* _YOUR GOAL_: Retype the lines beneath this one, from the first through the line containing "const yTicks = [0, 0.05, 0.1, 0.15, 0.2, 0.25, 0.3, 0.35];". Pictures are left out.

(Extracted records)
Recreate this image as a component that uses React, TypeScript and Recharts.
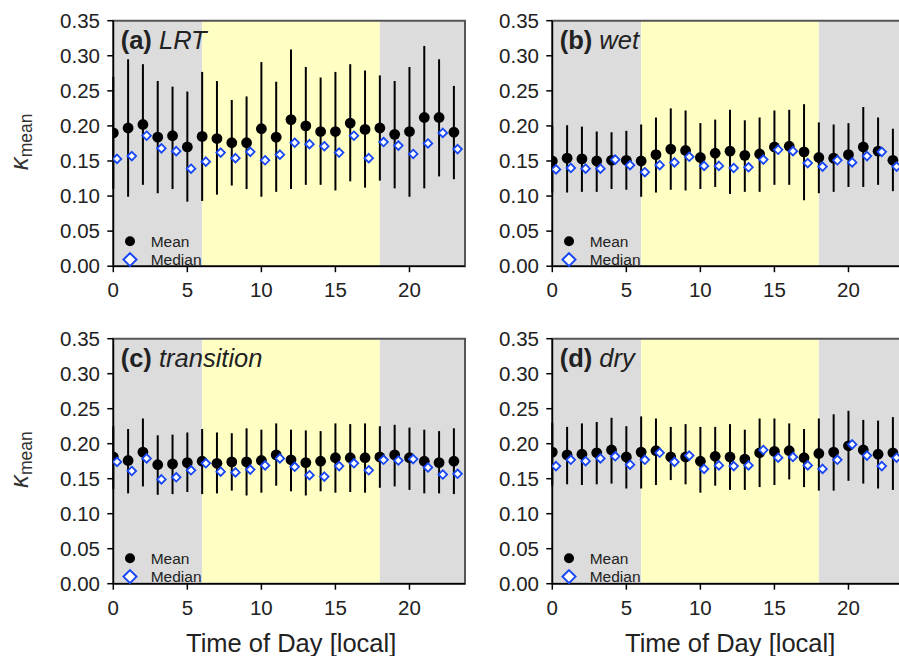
import React from "react";
import {
  ScatterChart,
  Scatter,
  XAxis,
  YAxis,
  ErrorBar,
  ReferenceArea,
  Legend,
} from "recharts";

const hours = [0, 1, 2, 3, 4, 5, 6, 7, 8, 9, 10, 11, 12, 13, 14, 15, 16, 17, 18, 19, 20, 21, 22, 23];
const medianOffset = 0.25;

const xTicks = [0, 5, 10, 15, 20];
const yTicks = [0, 0.05, 0.1, 0.15, 0.2, 0.25, 0.3, 0.35];

// (a) LRT
const meanA = [0.190, 0.197, 0.202, 0.184, 0.186, 0.170, 0.185, 0.182, 0.176, 0.176, 0.196, 0.184, 0.209, 0.200, 0.192, 0.192, 0.204, 0.195, 0.197, 0.188, 0.192, 0.212, 0.212, 0.191];
const upperA = [0.270, 0.295, 0.288, 0.264, 0.256, 0.249, 0.277, 0.264, 0.237, 0.242, 0.291, 0.263, 0.309, 0.284, 0.269, 0.277, 0.288, 0.279, 0.272, 0.264, 0.284, 0.314, 0.295, 0.257];
const lowerA = [0.110, 0.099, 0.116, 0.104, 0.110, 0.092, 0.093, 0.102, 0.115, 0.110, 0.099, 0.106, 0.110, 0.116, 0.116, 0.108, 0.121, 0.112, 0.122, 0.111, 0.099, 0.111, 0.128, 0.124];
const medianA = [0.153, 0.157, 0.186, 0.168, 0.164, 0.139, 0.149, 0.162, 0.154, 0.163, 0.151, 0.159, 0.176, 0.174, 0.171, 0.162, 0.186, 0.154, 0.177, 0.172, 0.160, 0.175, 0.190, 0.167];

// (b) wet
const meanB = [0.150, 0.154, 0.153, 0.150, 0.151, 0.151, 0.150, 0.159, 0.167, 0.165, 0.155, 0.161, 0.164, 0.158, 0.160, 0.170, 0.171, 0.163, 0.155, 0.154, 0.159, 0.170, 0.164, 0.151];
const upperB = [0.200, 0.201, 0.199, 0.192, 0.191, 0.193, 0.202, 0.212, 0.225, 0.222, 0.204, 0.209, 0.223, 0.208, 0.212, 0.222, 0.223, 0.231, 0.205, 0.202, 0.204, 0.227, 0.212, 0.196];
const lowerB = [0.105, 0.105, 0.106, 0.106, 0.110, 0.109, 0.099, 0.105, 0.109, 0.108, 0.110, 0.113, 0.103, 0.106, 0.106, 0.116, 0.116, 0.094, 0.104, 0.106, 0.113, 0.113, 0.116, 0.107];
const medianB = [0.138, 0.140, 0.139, 0.139, 0.152, 0.144, 0.134, 0.144, 0.148, 0.156, 0.143, 0.143, 0.140, 0.141, 0.152, 0.166, 0.164, 0.147, 0.142, 0.151, 0.148, 0.157, 0.163, 0.142];

// (c) transition
const meanC = [0.181, 0.176, 0.188, 0.170, 0.171, 0.173, 0.175, 0.172, 0.174, 0.174, 0.176, 0.184, 0.177, 0.173, 0.175, 0.180, 0.180, 0.180, 0.181, 0.184, 0.180, 0.175, 0.173, 0.175];
const upperC = [0.225, 0.221, 0.236, 0.212, 0.213, 0.216, 0.221, 0.216, 0.215, 0.222, 0.220, 0.229, 0.220, 0.219, 0.218, 0.229, 0.228, 0.229, 0.225, 0.227, 0.223, 0.220, 0.218, 0.222];
const lowerC = [0.135, 0.129, 0.139, 0.127, 0.128, 0.131, 0.128, 0.129, 0.133, 0.126, 0.130, 0.140, 0.132, 0.126, 0.132, 0.130, 0.131, 0.130, 0.137, 0.139, 0.134, 0.129, 0.129, 0.128];
const medianC = [0.174, 0.161, 0.179, 0.149, 0.152, 0.162, 0.172, 0.160, 0.159, 0.163, 0.169, 0.179, 0.167, 0.155, 0.153, 0.168, 0.172, 0.162, 0.177, 0.176, 0.178, 0.166, 0.156, 0.157];

// (d) dry
const meanD = [0.188, 0.184, 0.185, 0.187, 0.191, 0.181, 0.188, 0.190, 0.181, 0.181, 0.175, 0.182, 0.181, 0.178, 0.187, 0.189, 0.190, 0.180, 0.186, 0.188, 0.197, 0.191, 0.185, 0.187];
const upperD = [0.230, 0.224, 0.229, 0.231, 0.237, 0.225, 0.239, 0.236, 0.224, 0.228, 0.224, 0.224, 0.228, 0.220, 0.236, 0.236, 0.229, 0.221, 0.236, 0.242, 0.247, 0.234, 0.233, 0.238];
const lowerD = [0.140, 0.142, 0.141, 0.142, 0.143, 0.136, 0.136, 0.141, 0.148, 0.142, 0.130, 0.140, 0.134, 0.134, 0.138, 0.141, 0.149, 0.138, 0.133, 0.133, 0.147, 0.143, 0.136, 0.134];
const medianD = [0.168, 0.177, 0.175, 0.179, 0.182, 0.170, 0.177, 0.187, 0.174, 0.183, 0.164, 0.169, 0.168, 0.169, 0.191, 0.180, 0.181, 0.169, 0.164, 0.177, 0.199, 0.183, 0.168, 0.180];

const FONT = "'Liberation Sans', Arial, sans-serif";
const BLUE = "#1747f5";
const GRAY_BG = "#dcdcdc";
const YELLOW_BG = "#ffffc4";
const X_MAX = 23.75;

const MeanDot = (props: any) => <circle cx={props.cx} cy={props.cy} r={5.4} fill="#000" />;

const MedianDiamond = (props: any) => {
  const { cx, cy } = props;
  const s = 4.3;
  return (
    <polygon
      points={`${cx},${cy - s} ${cx + s},${cy} ${cx},${cy + s} ${cx - s},${cy}`}
      fill="#fff"
      stroke={BLUE}
      strokeWidth={1.8}
    />
  );
};

const LegendBox = () => (
  <svg width={100} height={40} style={{ display: "block" }}>
    <circle cx={12} cy={11.3} r={5} fill="#000" />
    <text x={32.7} y={16.5} fontSize={15.5} fill="#222" fontFamily={FONT}>
      Mean
    </text>
    <polygon points="12,23.1 18.5,29.6 12,36.1 5.5,29.6" fill="#fff" stroke={BLUE} strokeWidth={2} />
    <text x={32.7} y={34.8} fontSize={15.5} fill="#222" fontFamily={FONT}>
      Median
    </text>
  </svg>
);

interface PanelProps {
  left: number;
  top: number;
  height: number;
  plotTop: number;
  plotHeight: number;
  tag: string;
  name: string;
  mean: number[];
  upper: number[];
  lower: number[];
  median: number[];
  yLabel: boolean;
  xLabel: boolean;
}

function Panel({ left, top, height, plotTop, plotHeight, tag, name, mean, upper, lower, median, yLabel, xLabel }: PanelProps) {
  const width = 470;
  const xAxisHeight = height - plotTop - plotHeight;
  const meanData = hours.map((h, i) => ({
    x: h,
    y: mean[i],
    err: [mean[i] - lower[i], upper[i] - mean[i]],
  }));
  const medianData = hours.map((h, i) => ({ x: h + medianOffset, y: median[i] }));

  return (
    <div style={{ position: "absolute", left, top }}>
      <ScatterChart
        width={width}
        height={height}
        margin={{ top: plotTop, right: 5, left: 53.3, bottom: 0 }}
        style={{ fontFamily: FONT }}
      >
        <XAxis
          type="number"
          dataKey="x"
          domain={[0, X_MAX]}
          ticks={xTicks}
          allowDataOverflow
          height={xAxisHeight}
          tickSize={6}
          tickMargin={10.7}
          axisLine={{ stroke: "#000", strokeWidth: 1.5 }}
          tickLine={{ stroke: "#000", strokeWidth: 1.5 }}
          tick={{ fontSize: 20.5, fill: "#222" }}
          label={
            xLabel
              ? (p: any) => (
                  <text
                    x={p.viewBox.x + p.viewBox.width / 2 + 2}
                    y={p.viewBox.y + 68}
                    textAnchor="middle"
                    fontSize={25.5}
                    fill="#222"
                    fontFamily={FONT}
                  >
                    Time of Day [local]
                  </text>
                )
              : undefined
          }
        />
        <YAxis
          type="number"
          dataKey="y"
          domain={[0, 0.35]}
          ticks={yTicks}
          allowDataOverflow
          width={60}
          tickSize={6}
          tickMargin={7.3}
          tickFormatter={(v: number) => v.toFixed(2)}
          axisLine={{ stroke: "#000", strokeWidth: 1.5 }}
          tickLine={{ stroke: "#000", strokeWidth: 1.5 }}
          tick={{ fontSize: 20.5, fill: "#222" }}
          label={
            yLabel
              ? (p: any) => {
                  const cy = p.viewBox.y + p.viewBox.height / 2 - 1.5;
                  return (
                    <text
                      x={28}
                      y={cy}
                      transform={`rotate(-90, 28, ${cy})`}
                      textAnchor="middle"
                      fill="#333"
                      fontFamily={FONT}
                    >
                      <tspan fontSize={26} fontStyle="italic">κ</tspan>
                      <tspan fontSize={17.5} dy={4}>mean</tspan>
                    </text>
                  );
                }
              : undefined
          }
        />
        <ReferenceArea x1={0} x2={6} y1={0} y2={0.35} fill={GRAY_BG} fillOpacity={1} stroke="none" />
        <ReferenceArea x1={6} x2={18} y1={0} y2={0.35} fill={YELLOW_BG} fillOpacity={1} stroke="none" />
        <ReferenceArea x1={18} x2={X_MAX} y1={0} y2={0.35} fill={GRAY_BG} fillOpacity={1} stroke="none" />
        <ReferenceArea
          x1={0}
          x2={X_MAX}
          y1={0}
          y2={0.35}
          fill="none"
          stroke="#555"
          strokeWidth={2}
          label={(p: any) => (
            <text x={p.viewBox.x + 7.4} y={p.viewBox.y + 28.3} fontSize={25.5} fill="#222" fontFamily={FONT}>
              <tspan fontWeight="bold">{tag}</tspan>
              <tspan fontStyle="italic"> {name}</tspan>
            </text>
          )}
        />
        <Legend
          layout="horizontal"
          verticalAlign="middle"
          align="center"
          content={() => <LegendBox />}
          wrapperStyle={{ position: "absolute", left: 118, top: plotTop + plotHeight - 36, width: 100, height: 40 }}
        />
        <Scatter name="Mean" data={meanData} shape={MeanDot} isAnimationActive={false}>
          <ErrorBar dataKey="err" direction="y" width={0} stroke="#000" strokeWidth={2} isAnimationActive={false} />
        </Scatter>
        <Scatter name="Median" data={medianData} shape={MedianDiamond} isAnimationActive={false} />
      </ScatterChart>
    </div>
  );
}

export default function App() {
  return (
    <div
      style={{
        position: "absolute",
        left: 0,
        top: 0,
        width: 899,
        height: 656,
        overflow: "hidden",
        background: "#fff",
      }}
    >
      <Panel left={0} top={0} height={300} plotTop={20.7} plotHeight={245.5} tag="(a)" name="LRT"
        mean={meanA} upper={upperA} lower={lowerA} median={medianA} yLabel xLabel={false} />
      <Panel left={439} top={0} height={300} plotTop={20.7} plotHeight={245.5} tag="(b)" name="wet"
        mean={meanB} upper={upperB} lower={lowerB} median={medianB} yLabel={false} xLabel={false} />
      <Panel left={0} top={317.5} height={338.5} plotTop={20.7} plotHeight={245} tag="(c)" name="transition"
        mean={meanC} upper={upperC} lower={lowerC} median={medianC} yLabel xLabel />
      <Panel left={439} top={317.5} height={338.5} plotTop={20.7} plotHeight={245} tag="(d)" name="dry"
        mean={meanD} upper={upperD} lower={lowerD} median={medianD} yLabel={false} xLabel />
    </div>
  );
}
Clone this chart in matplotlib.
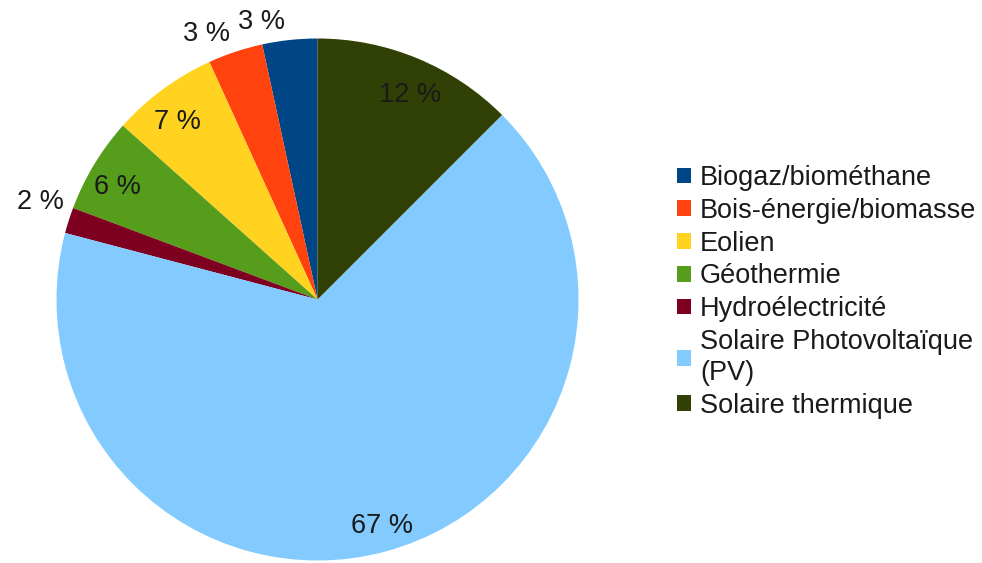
import matplotlib
matplotlib.use("Agg")
import matplotlib.pyplot as plt
import numpy as np
from matplotlib.patches import Patch

plt.rcParams['font.family'] = ['Liberation Sans', 'DejaVu Sans']

categories = ["Biogaz/biométhane", "Bois-énergie/biomasse", "Eolien", "Géothermie",
              "Hydroélectricité", "Solaire Photovoltaïque\n(PV)", "Solaire thermique"]
values = [3.4, 3.4, 6.6, 5.9, 1.6, 66.6, 12.5]
colors = ["#004586", "#ff420e", "#ffd320", "#579d1c", "#7e0021", "#83caff", "#314004"]
outside = [True, True, False, False, True, False, False]

W, H = 982, 563
fig = plt.figure(figsize=(W / 100, H / 100), dpi=100)
cx, cy, R = 317.5, 299.5, 261
ax = fig.add_axes([(cx - R) / W, (H - cy - R) / H, 2 * R / W, 2 * R / H])

wedges, _ = ax.pie(values, colors=colors, startangle=90, counterclock=True, radius=1,
                   wedgeprops=dict(linewidth=0))
ax.set_xlim(-1, 1)
ax.set_ylim(-1, 1)
ax.set_aspect('equal')
ax.axis('off')

total = sum(values)
fs = 19.5
tc = '#1a1a1a'
for w, v, out in zip(wedges, values, outside):
    mid = np.deg2rad((w.theta1 + w.theta2) / 2)
    lbl = f"{round(v / total * 100)} %"
    ex, ey = np.cos(mid), np.sin(mid)
    if out:
        ax.annotate(lbl, xy=(ex, ey), xytext=(-5 if ex < 0 else 5, 11),
                    textcoords='offset pixels', ha='right' if ex < 0 else 'left',
                    va='baseline', fontsize=fs, color=tc, annotation_clip=False)
    else:
        r = 0.875
        ax.annotate(lbl, xy=(r * ex, r * ey), xytext=(5 * np.sign(ex), -6),
                    textcoords='offset pixels', ha='center', va='center',
                    fontsize=fs, color=tc)

handles = [Patch(facecolor=c, edgecolor='none') for c in colors]
fig.legend(handles, categories, loc='upper left', bbox_to_anchor=(677 / W, 1 - 165 / H),
           frameon=False, fontsize=fs, handlelength=0.52, handleheight=0.52,
           handletextpad=0.33, labelspacing=0.25, borderpad=0, borderaxespad=0)
for t in fig.legends[0].get_texts():
    t.set_color(tc)
    t.set_linespacing(1.25)

fig.savefig("out.png", dpi=100)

* _EXERCISE OUTPUT_:
Recreate this image as a component that uses React, TypeScript and Recharts.
import React from "react";
import {
  ScatterChart,
  Scatter,
  XAxis,
  YAxis,
  ErrorBar,
  ReferenceArea,
  Legend,
} from "recharts";

const hours = [0, 1, 2, 3, 4, 5, 6, 7, 8, 9, 10, 11, 12, 13, 14, 15, 16, 17, 18, 19, 20, 21, 22, 23];
const medianOffset = 0.25;

const xTicks = [0, 5, 10, 15, 20];
const yTicks = [0, 0.05, 0.1, 0.15, 0.2, 0.25, 0.3, 0.35];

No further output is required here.